SANTA FE, N.M. — Copyright © 2014 Albuquerque Journal
The response by New Mexico teachers to an anonymous survey – designed as a vehicle to express their opinions about teaching conditions – has been dismally low and a big disappointment for education leaders across the state.
The TELL New Mexico Survey was supposed to have been available to teachers at all public and tribal schools from Jan. 27 to Feb. 21. That, apparently, has not been the case and there is now talk that the deadline might be extended.
TELL is short for Teaching, Empowering, Leading and Learning.
The survey is an effort by University of New Mexico Provost Chaouki Abdallah, who gathered a select group of education stakeholders from around the state to help create a second-to-none College of Education at UNM.
As of Monday, the statewide response rate was 3.41 percent. Only 1,108 of 32,528 licensed teachers had responded. A 50 percent response rate is required before data for a particular school will be used.
In Albuquerque Public Schools, 297 of 8,606 licensed teachers – 3.45 percent – had responded. In many schools, not a single teacher had taken the 20- to 30-minute online survey – mirroring a statewide trend.
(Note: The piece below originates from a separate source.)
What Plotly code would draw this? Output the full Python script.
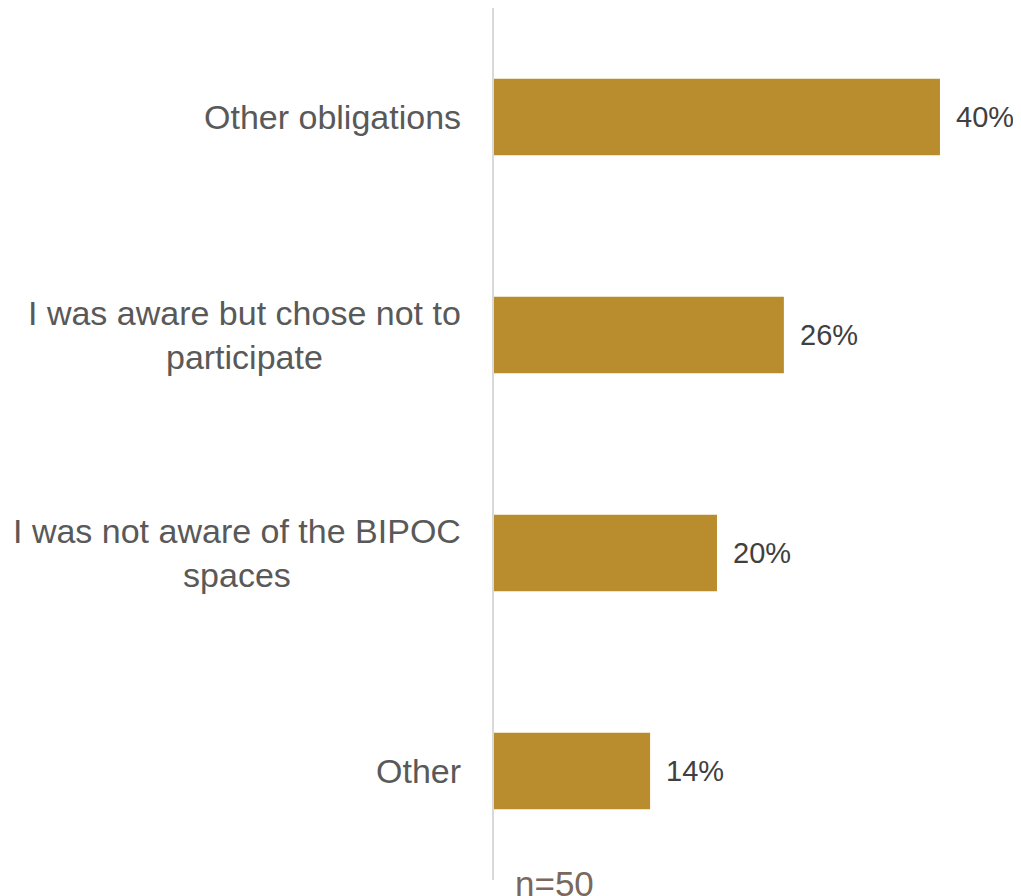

In Santa Fe, seven of 1,369 teachers had responded, a .51 percent rate. In Las Cruces, response was 1.37 percent and in Rio Rancho, 4.55.
“This is a unique opportunity to bring all education partners together to help pave the path forward for our next generation of education practitioners,” Abdallah has said. “The results of the statewide survey will inform how we can best prepare classroom teachers and school leaders.”
One survey question asks respondents to rate how strongly they agree or disagree with various statements, such as “class sizes are reasonable,” “teachers have the time available to meet the needs of all students,” and the “non-instructional time provided for teachers in my school is sufficient.”
The TELL partners include the state Public Education Department, the New Mexico Coalition of Educational Leaders, the New Mexico School Boards Association, the National Education Association of New Mexico, the New Mexico Association of Secondary School Principals, the American Federation of Teachers New Mexico and the Albuquerque Teachers Federation.
Survey partners on Monday suggested possible reasons for the weak response.
ATF President Ellen Bernstein said she believes there has been a “lack of follow-through from various partners” due, in part, to timing. The survey coincides with the legislative session, and attention is focused on Santa Fe, while the survey has become a distraction, she said.
“There’s a million of us who care deeply about this, (but) it’s a terrible time,” Bernstein said. She said some school principals hadn’t heard about the survey, yet it was they who were supposed to pass along codes to teachers so teachers could take the survey. Bernstein said she was not sure who was responsible for providing the codes to school districts and principals.
Another reason for the poor response could be that “teachers in the U.S. are so overwhelmed that even when it’s in their best interest to follow through – because of the sheer volume, it goes on the back burner,” Bernstein said.
The ATF sent an email to its teachers Friday, advising them about the survey and how they could get their access codes, she said.
Richard Wood, UNM professor and special adviser to Abdallah, said, if need be, the survey closing date would be extended.
“I think it’s just slow unfolding,” he said of the participation rate. He conceded that “it’s slower than we would’ve liked.”
The reason for the holdup with the codes is “not entirely clear,” Wood said. He noted that the codes were generated in Durham, N.C., where the organization behind the survey, the New Teacher Center, is headquartered. The codes then had to pass through several hands before reaching New Mexico’s teachers.
Access codes can now be obtained at schools or on a website set up for the survey, tellnewmexico.org.
Moreover, Wood said, Abdallah and the other partners will send a letter this week to school districts advising teachers about the survey. He, too, said the legislative session could have played a role with the breakdown in communication.
Gloria Rendón, executive director of the New Mexico Coalition of Education Leaders, said it is difficult to know why the response rate is low, but she has heard that “people are concerned about who will receive the results and how the results may be used.”
Wood said the survey is fully anonymous and that individual responses will not be broken down. The blind results will be used only by New Mexico education leaders and policymakers. “It’s good, objective data for people on the front lines, teaching our kids,” he said. “We believe that good policy is always informed by good information.”
The New Teacher Center has worked on education policy in several states and with Congress.